XT2, 16mm. Some of the coolest things can be found in the camp ground area of a tractor show.

1.





2.




3.


----------



## tirediron (Jun 25, 2017)

Cool!


----------



## Gary A. (Jun 25, 2017)

Interesting ride.  Is there a nearby bucket of parts which recently fell off?


----------



## jcdeboever (Jun 26, 2017)

Gary A. said:


> Interesting ride.  Is there a nearby bucket of parts which recently fell off?

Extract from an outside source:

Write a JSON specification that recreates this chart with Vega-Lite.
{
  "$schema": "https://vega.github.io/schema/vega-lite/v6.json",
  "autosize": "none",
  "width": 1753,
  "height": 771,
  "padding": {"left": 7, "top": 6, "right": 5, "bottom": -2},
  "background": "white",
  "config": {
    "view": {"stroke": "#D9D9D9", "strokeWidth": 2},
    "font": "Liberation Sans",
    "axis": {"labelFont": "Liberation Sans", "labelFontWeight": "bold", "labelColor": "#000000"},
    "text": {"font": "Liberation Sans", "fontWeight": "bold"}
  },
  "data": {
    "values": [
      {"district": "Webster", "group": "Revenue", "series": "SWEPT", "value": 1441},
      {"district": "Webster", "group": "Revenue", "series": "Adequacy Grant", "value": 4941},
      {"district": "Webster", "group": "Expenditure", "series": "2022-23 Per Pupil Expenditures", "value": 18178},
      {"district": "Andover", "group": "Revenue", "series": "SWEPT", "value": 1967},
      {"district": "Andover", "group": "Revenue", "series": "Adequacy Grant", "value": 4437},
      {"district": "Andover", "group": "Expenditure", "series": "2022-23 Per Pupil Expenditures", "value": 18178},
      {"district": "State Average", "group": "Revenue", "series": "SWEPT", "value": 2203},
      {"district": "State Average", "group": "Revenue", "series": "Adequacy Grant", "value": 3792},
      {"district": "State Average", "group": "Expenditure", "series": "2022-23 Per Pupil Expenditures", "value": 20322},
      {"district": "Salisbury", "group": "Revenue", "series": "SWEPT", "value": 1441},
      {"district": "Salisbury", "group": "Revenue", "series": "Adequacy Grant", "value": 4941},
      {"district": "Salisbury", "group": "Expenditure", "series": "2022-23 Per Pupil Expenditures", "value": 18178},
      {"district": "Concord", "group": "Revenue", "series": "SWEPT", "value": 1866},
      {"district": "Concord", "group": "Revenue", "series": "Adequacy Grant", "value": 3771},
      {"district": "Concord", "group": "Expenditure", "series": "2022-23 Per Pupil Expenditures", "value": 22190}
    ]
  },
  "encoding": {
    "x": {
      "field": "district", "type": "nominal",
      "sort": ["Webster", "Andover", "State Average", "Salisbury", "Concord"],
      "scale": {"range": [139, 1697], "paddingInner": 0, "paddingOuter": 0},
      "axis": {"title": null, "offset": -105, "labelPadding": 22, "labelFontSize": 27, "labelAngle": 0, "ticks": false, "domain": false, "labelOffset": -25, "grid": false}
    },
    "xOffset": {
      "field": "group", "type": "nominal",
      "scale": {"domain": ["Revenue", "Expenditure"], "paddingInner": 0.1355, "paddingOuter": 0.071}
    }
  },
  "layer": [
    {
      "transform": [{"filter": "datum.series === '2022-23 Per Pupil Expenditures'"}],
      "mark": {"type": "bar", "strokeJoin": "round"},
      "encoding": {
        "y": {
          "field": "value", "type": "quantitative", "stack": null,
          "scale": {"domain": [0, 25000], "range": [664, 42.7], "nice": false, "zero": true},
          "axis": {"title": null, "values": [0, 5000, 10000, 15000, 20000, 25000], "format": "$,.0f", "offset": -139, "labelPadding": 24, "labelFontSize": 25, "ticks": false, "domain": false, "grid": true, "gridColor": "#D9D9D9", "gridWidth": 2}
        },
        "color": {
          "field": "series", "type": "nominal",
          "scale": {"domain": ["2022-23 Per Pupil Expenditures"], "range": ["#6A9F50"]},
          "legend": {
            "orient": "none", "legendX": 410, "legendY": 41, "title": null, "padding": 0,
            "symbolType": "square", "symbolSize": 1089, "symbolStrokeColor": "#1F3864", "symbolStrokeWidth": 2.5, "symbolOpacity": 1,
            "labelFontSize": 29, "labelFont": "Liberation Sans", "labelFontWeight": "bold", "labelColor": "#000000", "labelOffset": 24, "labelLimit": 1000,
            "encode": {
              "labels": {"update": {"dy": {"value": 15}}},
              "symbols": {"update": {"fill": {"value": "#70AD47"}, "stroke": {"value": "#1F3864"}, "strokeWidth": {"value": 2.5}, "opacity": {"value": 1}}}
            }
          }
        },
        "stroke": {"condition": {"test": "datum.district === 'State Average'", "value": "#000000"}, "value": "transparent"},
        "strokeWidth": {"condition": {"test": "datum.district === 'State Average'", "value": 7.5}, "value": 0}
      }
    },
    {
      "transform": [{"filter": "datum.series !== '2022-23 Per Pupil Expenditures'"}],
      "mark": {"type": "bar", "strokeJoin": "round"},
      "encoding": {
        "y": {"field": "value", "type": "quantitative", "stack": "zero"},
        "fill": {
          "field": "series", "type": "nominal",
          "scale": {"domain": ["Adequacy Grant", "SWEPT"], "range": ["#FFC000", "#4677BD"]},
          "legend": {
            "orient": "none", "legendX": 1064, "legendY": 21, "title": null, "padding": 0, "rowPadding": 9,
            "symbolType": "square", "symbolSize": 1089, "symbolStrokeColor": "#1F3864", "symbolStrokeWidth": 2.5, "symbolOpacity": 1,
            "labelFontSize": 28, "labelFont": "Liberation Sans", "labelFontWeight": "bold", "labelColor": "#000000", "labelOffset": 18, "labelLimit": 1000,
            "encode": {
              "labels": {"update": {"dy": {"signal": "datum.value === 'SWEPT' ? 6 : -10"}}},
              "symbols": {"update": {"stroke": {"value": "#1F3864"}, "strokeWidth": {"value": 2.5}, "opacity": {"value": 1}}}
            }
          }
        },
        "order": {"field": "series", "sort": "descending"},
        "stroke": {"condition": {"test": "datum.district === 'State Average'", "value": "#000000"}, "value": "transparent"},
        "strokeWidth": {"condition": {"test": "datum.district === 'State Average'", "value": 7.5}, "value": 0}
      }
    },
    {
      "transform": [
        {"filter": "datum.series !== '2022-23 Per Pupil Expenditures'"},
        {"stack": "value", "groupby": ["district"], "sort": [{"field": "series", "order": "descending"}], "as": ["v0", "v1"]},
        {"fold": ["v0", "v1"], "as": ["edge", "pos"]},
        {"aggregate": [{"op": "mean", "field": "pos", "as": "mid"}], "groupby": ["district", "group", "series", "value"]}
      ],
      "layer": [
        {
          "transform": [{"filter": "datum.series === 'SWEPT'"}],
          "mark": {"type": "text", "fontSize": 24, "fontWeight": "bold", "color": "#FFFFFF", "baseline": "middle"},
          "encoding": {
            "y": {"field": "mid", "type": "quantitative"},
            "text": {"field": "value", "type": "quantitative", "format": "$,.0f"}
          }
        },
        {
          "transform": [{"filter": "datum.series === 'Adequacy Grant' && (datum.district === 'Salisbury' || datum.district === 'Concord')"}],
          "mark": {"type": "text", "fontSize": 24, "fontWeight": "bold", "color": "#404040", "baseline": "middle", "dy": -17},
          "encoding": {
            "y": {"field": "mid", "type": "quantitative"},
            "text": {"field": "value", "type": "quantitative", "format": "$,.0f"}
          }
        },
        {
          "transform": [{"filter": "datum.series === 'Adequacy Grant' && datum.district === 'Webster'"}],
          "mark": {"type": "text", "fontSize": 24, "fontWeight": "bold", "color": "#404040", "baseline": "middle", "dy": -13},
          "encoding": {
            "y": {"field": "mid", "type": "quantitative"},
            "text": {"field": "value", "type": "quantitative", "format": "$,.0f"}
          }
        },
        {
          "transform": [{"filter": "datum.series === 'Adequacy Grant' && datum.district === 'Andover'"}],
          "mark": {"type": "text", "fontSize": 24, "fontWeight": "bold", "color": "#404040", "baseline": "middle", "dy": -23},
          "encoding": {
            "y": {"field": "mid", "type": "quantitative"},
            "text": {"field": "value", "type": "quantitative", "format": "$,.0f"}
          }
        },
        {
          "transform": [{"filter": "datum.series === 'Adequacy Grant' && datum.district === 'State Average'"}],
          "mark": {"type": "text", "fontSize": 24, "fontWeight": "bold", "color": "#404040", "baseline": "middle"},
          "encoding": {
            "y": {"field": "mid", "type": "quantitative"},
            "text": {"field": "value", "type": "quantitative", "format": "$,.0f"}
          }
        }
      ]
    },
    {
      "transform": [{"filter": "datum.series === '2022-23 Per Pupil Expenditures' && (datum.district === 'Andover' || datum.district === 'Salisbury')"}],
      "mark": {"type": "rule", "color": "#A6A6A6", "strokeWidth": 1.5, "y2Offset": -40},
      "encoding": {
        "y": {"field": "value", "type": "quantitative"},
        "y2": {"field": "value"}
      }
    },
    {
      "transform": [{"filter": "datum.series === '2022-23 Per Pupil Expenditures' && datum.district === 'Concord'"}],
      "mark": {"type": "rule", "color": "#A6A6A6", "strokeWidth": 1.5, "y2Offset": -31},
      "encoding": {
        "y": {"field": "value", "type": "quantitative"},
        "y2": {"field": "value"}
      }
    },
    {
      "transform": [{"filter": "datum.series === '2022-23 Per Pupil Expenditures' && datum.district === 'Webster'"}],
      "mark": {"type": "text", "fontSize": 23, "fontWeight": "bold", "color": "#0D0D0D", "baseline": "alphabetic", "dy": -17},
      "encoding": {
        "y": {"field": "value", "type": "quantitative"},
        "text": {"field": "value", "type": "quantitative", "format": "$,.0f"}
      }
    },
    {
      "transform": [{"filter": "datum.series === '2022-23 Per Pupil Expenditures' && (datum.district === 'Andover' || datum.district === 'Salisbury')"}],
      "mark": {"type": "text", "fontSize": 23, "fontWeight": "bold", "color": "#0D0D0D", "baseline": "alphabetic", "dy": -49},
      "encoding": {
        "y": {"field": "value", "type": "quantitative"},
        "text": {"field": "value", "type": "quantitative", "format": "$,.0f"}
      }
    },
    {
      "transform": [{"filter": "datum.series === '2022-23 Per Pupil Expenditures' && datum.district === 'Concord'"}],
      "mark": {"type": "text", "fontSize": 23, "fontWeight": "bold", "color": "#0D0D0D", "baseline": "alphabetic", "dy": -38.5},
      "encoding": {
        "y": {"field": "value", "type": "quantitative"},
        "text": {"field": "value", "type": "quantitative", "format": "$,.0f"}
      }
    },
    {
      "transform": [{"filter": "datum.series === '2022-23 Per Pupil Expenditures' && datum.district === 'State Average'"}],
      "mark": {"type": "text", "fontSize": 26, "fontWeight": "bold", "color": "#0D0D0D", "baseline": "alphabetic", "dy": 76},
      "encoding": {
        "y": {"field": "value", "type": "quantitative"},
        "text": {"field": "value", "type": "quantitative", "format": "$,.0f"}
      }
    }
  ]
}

That's what makes it cool, IMO. The guy and girl didn't want their pic taken but the bike was game. Should have used fill flash on last shot but misplaced it during the event. Thought I lost it but was in the hidden front zip pocket in my cargo shorts. Almost washed it....


----------



## zombiesniper (Jun 26, 2017)

Great shots.

Love the bike just the way it is. I'd ride it everywhere.


----------



## jcdeboever (Jun 26, 2017)

zombiesniper said:


> Great shots.
> 
> Love the bike just the way it is. I'd ride it everywhere.


Me too. Thanks


----------



## tirediron (Jun 26, 2017)

Any bike types got an idea on the vintage of that engine?


----------



## jcdeboever (Jun 27, 2017)

tirediron said:


> Any bike types got an idea on the vintage of that engine?


Isn't that a  knuckle?


----------



## smoke665 (Jun 27, 2017)

jcdeboever said:


> tirediron said:
> 
> 
> > Any bike types got an idea on the vintage of that engine?
> ...



Not a big Harley follower, but that looks to be a late 30's early 40 flathead. Was it running?


----------



## jcdeboever (Jun 27, 2017)

smoke665 said:


> jcdeboever said:
> 
> 
> > tirediron said:
> ...


Yes, but the guy was didn't seem to want to talk, polite, but it was like I was bothering him. I just took a few shots and moved on.


----------



## smoke665 (Jun 27, 2017)

There was a movie/show on earlier this year on the Davidson brothers. It was interesting, especially the competition between them and Indian


----------



## jcdeboever (Jul 13, 2017)

45 cu inch flathead, flatty, WWII era. @tirediron


----------



## qmr55 (Jul 13, 2017)

smoke665 said:


> There was a movie/show on earlier this year on the Davidson brothers. It was interesting, especially the competition between them and Indian



I watched that, was such a cool show!


----------



## qmr55 (Jul 13, 2017)

jcdeboever said:


> tirediron said:
> 
> 
> > Any bike types got an idea on the vintage of that engine?
> ...



Looks like an early 30s flathead


----------



## jcdeboever (Jul 13, 2017)

qmr55 said:


> jcdeboever said:
> 
> 
> > tirediron said:
> ...


This came from an expert.


----------



## Dean_Gretsch (Jul 14, 2017)

jcdeboever said:


> qmr55 said:
> 
> 
> > jcdeboever said:
> ...



My ex? She knew everything!

I like the looks of the early bikes. Nothing tough about the new Harleys with their slick paint jobs and cd players.


----------